Updated 2 months, 1 week ago

Bolivian coca growers protest plan for production quotes

Hundreds of farmers who cultivate coca in Bolivia’s Yungas region gathered here Friday to protest a bill that would established regional quotas for the amount of land planted with the leaf.

Though coca is the raw material of cocaine, Bolivia – like neighboring Peru – allows cultivation of the leaf for legal use in Andean religious rites and as a folk remedy for altitude sickness.

President Evo Morales, Bolivia’s first indigenous head of state, first rose to prominence as leader of the coca growers union in the central province of Cochabamba and he remains the nominal head of that organization.

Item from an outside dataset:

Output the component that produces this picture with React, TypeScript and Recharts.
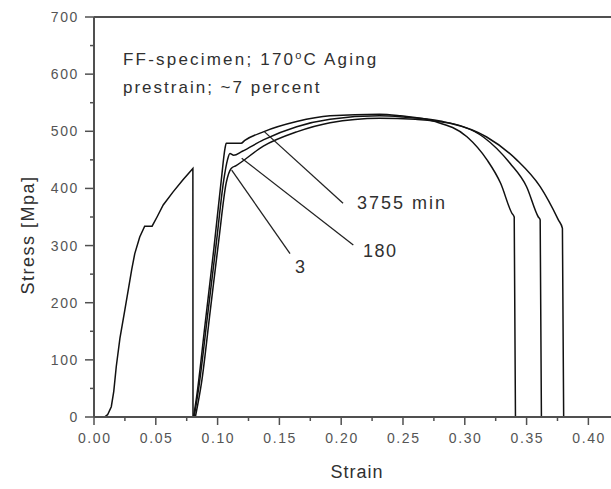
import React from 'react';
import { LineChart, Line, XAxis, YAxis, ReferenceLine } from 'recharts';

// axis ticks (minor ticks every 0.025 / 50, labels only on the majors)
const strainTicks = [0, 0.025, 0.05, 0.075, 0.1, 0.125, 0.15, 0.175, 0.2, 0.225, 0.25, 0.275, 0.3, 0.325, 0.35, 0.375, 0.4];
const stressTicks = [0, 50, 100, 150, 200, 250, 300, 350, 400, 450, 500, 550, 600, 650, 700];

// [strain, stress MPa]
const prestrain: [number, number][] = [
  [0.0085, 0], [0.011, 4], [0.014, 18], [0.016, 45], [0.018, 88], [0.021, 138], [0.025, 188],
  [0.028, 226], [0.0305, 258], [0.033, 286], [0.037, 315], [0.041, 334], [0.047, 334],
  [0.051, 350], [0.056, 371], [0.064, 394], [0.072, 415], [0.080, 435], [0.0801, 0],
];

const aged3755: [number, number][] = [
  [0.0805, 0], [0.083, 35], [0.090, 165], [0.097, 295], [0.103, 415], [0.106, 470], [0.107, 479],
  [0.119, 479], [0.122, 484], [0.137, 499], [0.164, 517], [0.191, 527], [0.231, 530], [0.248, 527],
  [0.2745, 518], [0.302, 490], [0.318, 450], [0.329, 409], [0.338, 357], [0.340, 350], [0.341, 0],
];

const aged180: [number, number][] = [
  [0.081, 0], [0.085, 55], [0.092, 180], [0.099, 305], [0.105, 415], [0.108, 450], [0.110, 461],
  [0.113, 458], [0.120, 465], [0.137, 485], [0.164, 508], [0.191, 521], [0.231, 527], [0.250, 525],
  [0.280, 518], [0.315, 490], [0.3366, 444], [0.350, 403], [0.3595, 350], [0.361, 345], [0.362, 0],
];

const aged3: [number, number][] = [
  [0.082, 0], [0.087, 60], [0.094, 185], [0.101, 310], [0.107, 410], [0.111, 435], [0.115, 440],
  [0.137, 474], [0.164, 499], [0.191, 515], [0.231, 523], [0.260, 521], [0.288, 514], [0.3177, 490],
  [0.342, 450], [0.361, 403], [0.3757, 345], [0.379, 330], [0.380, 0],
];

const agedSeries = [aged3755, aged180, aged3];

// leader lines from the time labels to their curves
const leaders: [number, number, number, number][] = [
  [0.2015, 374, 0.138, 499],
  [0.2098, 301, 0.1195, 453],
  [0.1586, 286, 0.1114, 432],
];

const toPoints = (pts: [number, number][]) => pts.map(([x, y]) => ({ x, y }));

const AXIS = '#505050';
const INK = '#303030';
const FONT = '"Liberation Sans", Arial, sans-serif';

const StrainTick = ({ x, y, payload }: any) => {
  const v = payload.value;
  const major = Math.abs(v * 20 - Math.round(v * 20)) < 1e-6;
  return (
    <g>
      <line x1={x} x2={x} y1={y} y2={y + (major ? 8 : 4)} stroke={AXIS} strokeWidth={1.5} />
      {major && (
        <text x={x + 0.8} y={y + 26} textAnchor="middle" fontSize={14} letterSpacing={1.6} fill="#555" fontFamily={FONT}>
          {v.toFixed(2)}
        </text>
      )}
    </g>
  );
};

const StressTick = ({ x, y, payload }: any) => {
  const v = payload.value;
  const major = v % 100 === 0;
  return (
    <g>
      <line x1={x} x2={x - (major ? 9 : 4)} y1={y} y2={y} stroke={AXIS} strokeWidth={1.5} />
      {major && (
        <text x={x - 15} y={y + 5} textAnchor="end" fontSize={14} letterSpacing={1.6} fill="#555" fontFamily={FONT}>
          {v}
        </text>
      )}
    </g>
  );
};

const App: React.FC = () => {
  return (
    <div style={{ position: 'absolute', left: 0, top: 0, width: 611, height: 489, background: '#fff' }}>
      <LineChart width={611} height={489} margin={{ top: 17, right: 0, bottom: 0, left: 0 }}>
        <XAxis
          type="number"
          dataKey="x"
          domain={[0, 0.4183]}
          ticks={strainTicks}
          interval={0}
          allowDataOverflow
          height={72}
          tickSize={0}
          tickMargin={0}
          tickLine={false}
          tick={<StrainTick />}
          axisLine={{ stroke: AXIS, strokeWidth: 2 }}
        />
        <YAxis
          type="number"
          dataKey="y"
          domain={[0, 700]}
          ticks={stressTicks}
          interval={0}
          width={94}
          tickSize={0}
          tickMargin={0}
          tickLine={false}
          tick={<StressTick />}
          axisLine={{ stroke: AXIS, strokeWidth: 2 }}
        />
        <ReferenceLine y={700} stroke={AXIS} strokeWidth={2} />
        <Line
          data={toPoints(prestrain)}
          dataKey="y"
          type="linear"
          stroke="#111"
          strokeWidth={1.5}
          dot={false}
          isAnimationActive={false}
        />
        {agedSeries.map((s, i) => (
          <Line
            key={i}
            data={toPoints(s)}
            dataKey="y"
            type="monotoneX"
            stroke="#111"
            strokeWidth={1.5}
            dot={false}
            isAnimationActive={false}
          />
        ))}
        {leaders.map(([x1, y1, x2, y2], i) => (
          <ReferenceLine
            key={'l' + i}
            segment={[{ x: x1, y: y1 }, { x: x2, y: y2 }]}
            stroke="#222"
            strokeWidth={1.3}
          />
        ))}
      </LineChart>
      <svg width={611} height={489} style={{ position: 'absolute', left: 0, top: 0, pointerEvents: 'none' }} fontFamily={FONT} fill={INK}>
        <text x={123} y={65} fontSize={17} letterSpacing={2.2}>
          FF-specimen; 170<tspan dy={-6} fontSize={11}>o</tspan><tspan dy={6}>C Aging</tspan>
        </text>
        <text x={123} y={93} fontSize={17} letterSpacing={2}>prestrain; ~7 percent</text>
        <text x={357} y={209} fontSize={18} letterSpacing={2}>3755 min</text>
        <text x={363} y={257} fontSize={18} letterSpacing={1.5}>180</text>
        <text x={295} y={273} fontSize={18} letterSpacing={1}>3</text>
        <text x={357} y={478} fontSize={18} letterSpacing={1} textAnchor="middle">Strain</text>
        <text x={34} y={235} fontSize={18} letterSpacing={1.5} textAnchor="middle" transform="rotate(-90 34 235)">
          Stress [Mpa]
        </text>
      </svg>
    </div>
  );
};

export default App;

Since taking office, he has supported initiatives aimed at finding additional benign uses for coca, while simultaneously stepping up seizures of cocaine.

The legislation under consideration by Congress would establish a ceiling of 13,000 hectares (32,000 acres) for coca cultivation in Yungas, the traditional home of the crop, where more than 12,000 hectares are currently planted with the leaf.

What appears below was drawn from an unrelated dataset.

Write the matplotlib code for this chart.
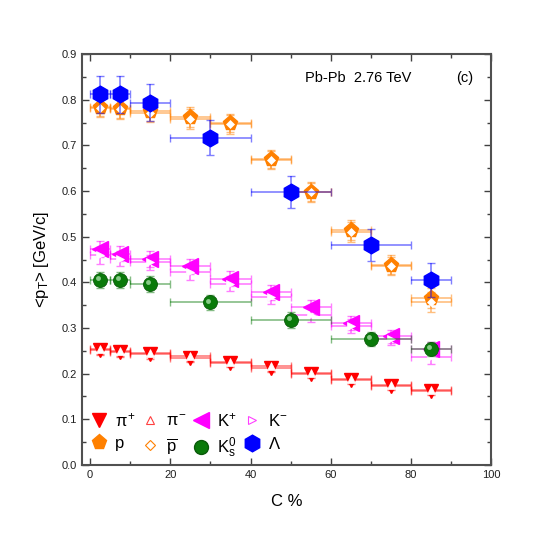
import matplotlib
matplotlib.use("Agg")
import matplotlib.pyplot as plt
from matplotlib.lines import Line2D
import numpy as np

plt.rcParams['font.family'] = ['Liberation Sans', 'DejaVu Sans']
plt.rcParams['mathtext.fontset'] = 'custom'
plt.rcParams['mathtext.rm'] = 'Liberation Sans'
plt.rcParams['mathtext.it'] = 'Liberation Sans'
plt.rcParams['mathtext.bf'] = 'Liberation Sans:bold'

# centrality bins for pi, K, p
cent_lo = [0, 5, 10, 20, 30, 40, 50, 60, 70, 80]
cent_hi = [5, 10, 20, 30, 40, 50, 60, 70, 80, 90]
# centrality bins for K0s, Lambda
v0_lo = [0, 5, 10, 20, 40, 60, 80]
v0_hi = [5, 10, 20, 40, 60, 80, 90]

pip = [0.252, 0.247, 0.243, 0.235, 0.224, 0.213, 0.199, 0.186, 0.173, 0.163]
pim = [0.255, 0.249, 0.246, 0.238, 0.226, 0.216, 0.201, 0.188, 0.175, 0.165]
pi_err = [0.011, 0.011, 0.010, 0.010, 0.010, 0.010, 0.009, 0.009, 0.009, 0.009]

kp = [0.473, 0.463, 0.451, 0.435, 0.408, 0.378, 0.346, 0.311, 0.282, 0.255]
km = [0.459, 0.452, 0.444, 0.422, 0.397, 0.368, 0.329, 0.305, 0.276, 0.236]
k_err = [0.018, 0.017, 0.017, 0.017, 0.016, 0.016, 0.015, 0.015, 0.014, 0.014]

p = [0.784, 0.783, 0.775, 0.762, 0.749, 0.671, 0.599, 0.514, 0.439, 0.365]
pbar = [0.782, 0.780, 0.772, 0.758, 0.746, 0.668, 0.597, 0.511, 0.436, 0.356]
p_err = [0.020, 0.022, 0.021, 0.022, 0.020, 0.020, 0.020, 0.022, 0.020, 0.022]

k0s = [0.405, 0.405, 0.396, 0.356, 0.318, 0.276, 0.254]
k0s_err = [0.018, 0.018, 0.018, 0.017, 0.017, 0.016, 0.016]

lam = [0.812, 0.812, 0.794, 0.717, 0.599, 0.481, 0.406]
lam_err = [0.040, 0.040, 0.040, 0.038, 0.035, 0.035, 0.037]

fig = plt.figure(figsize=(5.47, 5.47), dpi=100)
ax = fig.add_axes([0.150, 0.150, 0.748, 0.751])


def draw(lo, hi, y, yerr, color, marker, ms, face, edge, z, alpha=0.5, mew=1.0):
    lo = np.array(lo, dtype=float)
    hi = np.array(hi, dtype=float)
    x = (lo + hi) / 2
    xerr = (hi - lo) / 2
    ax.errorbar(x, y, xerr=xerr, yerr=yerr, fmt='none', ecolor=color, alpha=alpha,
                elinewidth=1.2, capsize=3, capthick=1.0, zorder=z)
    ax.plot(x, y, linestyle='none', marker=marker, ms=ms, mfc=face, mec=edge,
            mew=mew, zorder=z + 0.5)
    return x


draw(cent_lo, cent_hi, pip, pi_err, '#ff0000', 'v', 10, '#ff0000', '#ff0000', 3)
draw(cent_lo, cent_hi, pim, pi_err, '#ff0000', '^', 6, 'white', 'white', 3.2, mew=0.5)
draw(cent_lo, cent_hi, kp, k_err, '#ff00ff', '<', 11, '#ff00ff', '#ff00ff', 4)
draw(cent_lo, cent_hi, km, k_err, '#ff00ff', '>', 6, 'white', 'white', 4.2, mew=0.5)
draw(cent_lo, cent_hi, p, p_err, '#ff8000', 'p', 11, '#ff8000', '#ff8000', 5)
draw(cent_lo, cent_hi, pbar, p_err, '#ff8000', 'D', 4.5, 'white', 'white', 5.2, mew=0.5)
xk = draw(v0_lo, v0_hi, k0s, k0s_err, '#0a7a0a', 'o', 10, '#0a7a0a', '#0a5a0a', 6, mew=0.6)
ax.plot(xk - 0.5, np.array(k0s) + 0.004, linestyle='none', marker='o', ms=3.5,
        mfc='#a8e0a8', mec='none', alpha=0.8, zorder=6.8)
draw(v0_lo, v0_hi, lam, lam_err, '#0000ff', 'h', 12, '#0000ff', '#0000ff', 7)

ax.set_xlim(-2, 100)
ax.set_ylim(0, 0.9)
ax.set_xticks(np.arange(0, 101, 20))
ax.set_xticks(np.arange(0, 101, 10), minor=True)
ax.set_yticks(np.arange(0, 0.91, 0.1))
ax.set_yticks(np.arange(0, 0.91, 0.05), minor=True)
ax.set_yticklabels(['%.1f' % v for v in np.arange(0, 0.91, 0.1)])
ax.tick_params(which='both', direction='in', top=True, right=True, labelsize=8,
               color='#404040', labelcolor='#202020')
ax.tick_params(which='major', length=5, width=1.0)
ax.tick_params(which='minor', length=3, width=1.0)
for s in ax.spines.values():
    s.set_color('#505050')
    s.set_linewidth(1.5)

ax.set_xlabel('C %', fontsize=12, labelpad=10)
ax.set_ylabel(r'<p$_{\rm T}$> [GeV/c]', fontsize=12, labelpad=8)

fig.text(305 / 547, 1 - 82 / 547, 'Pb-Pb  2.76 TeV', fontsize=10.5)
fig.text(456 / 547, 1 - 82 / 547, '(c)', fontsize=10.5)

handles = [
    Line2D([], [], ls='none', marker='v', ms=10, color='#ff0000'),
    Line2D([], [], ls='none', marker='p', ms=11, color='#ff8000'),
    Line2D([], [], ls='none', marker='^', ms=6, mfc='white', mec='#ff4040', mew=0.8),
    Line2D([], [], ls='none', marker='D', ms=5, mfc='white', mec='#ff8000', mew=0.8),
    Line2D([], [], ls='none', marker='<', ms=11, color='#ff00ff'),
    Line2D([], [], ls='none', marker='o', ms=10, mfc='#0a7a0a', mec='#0a5a0a'),
    Line2D([], [], ls='none', marker='>', ms=6, mfc='white', mec='#ff40ff', mew=0.8),
    Line2D([], [], ls='none', marker='h', ms=12, color='#0000ff'),
]
labels = [r'$\pi^{+}$', 'p', r'$\pi^{-}$', r'$\overline{\rm p}$',
          r'K$^{+}$', r'K$^{0}_{\rm s}$', r'K$^{-}$', r'$\Lambda$']
ax.legend(handles, labels, ncol=4, loc='lower left', bbox_to_anchor=(-0.008, -0.017),
          frameon=False, fontsize=12, handlelength=1.0, handletextpad=0.45,
          columnspacing=0.4, labelspacing=0.4, borderaxespad=0.3)

fig.savefig('out.png', dpi=100)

In the case of Cochabamba, where coca growing is a comparatively recent development, the bill would authorize the planting of 7,000 hectares.

The congressional bill would violate the constitutional provision that requires the government to protect “the ancestral original coca,” Gregorio Chamizo, the vice president of the Adepcoca group representing growers in Yungas, told EFE on the edge of Murillo Square, home to Congress and the executive branch.

Coca growing in Yungas enjoys legislative sanction, while the Cochabamba growers operate in a legal gray area.

Adepcoca accuses Morales of designing the new bill to benefit growers in Cochabamba.

Chamizo said that growers in Yungas were assured by the government in 2008 that they would be allowed to cultivate coca without restriction for the rest of their lives.

“We cannot further expand our fields of coca because the topography itself prevents us from expanding,” he said.

He also cited UN reports indicating that a good part of Cochabamba’s coca production is diverted toward the illegal market and processed into cocaine.

In its unadulterated form, coca is a mild stimulant comparable to caffeine.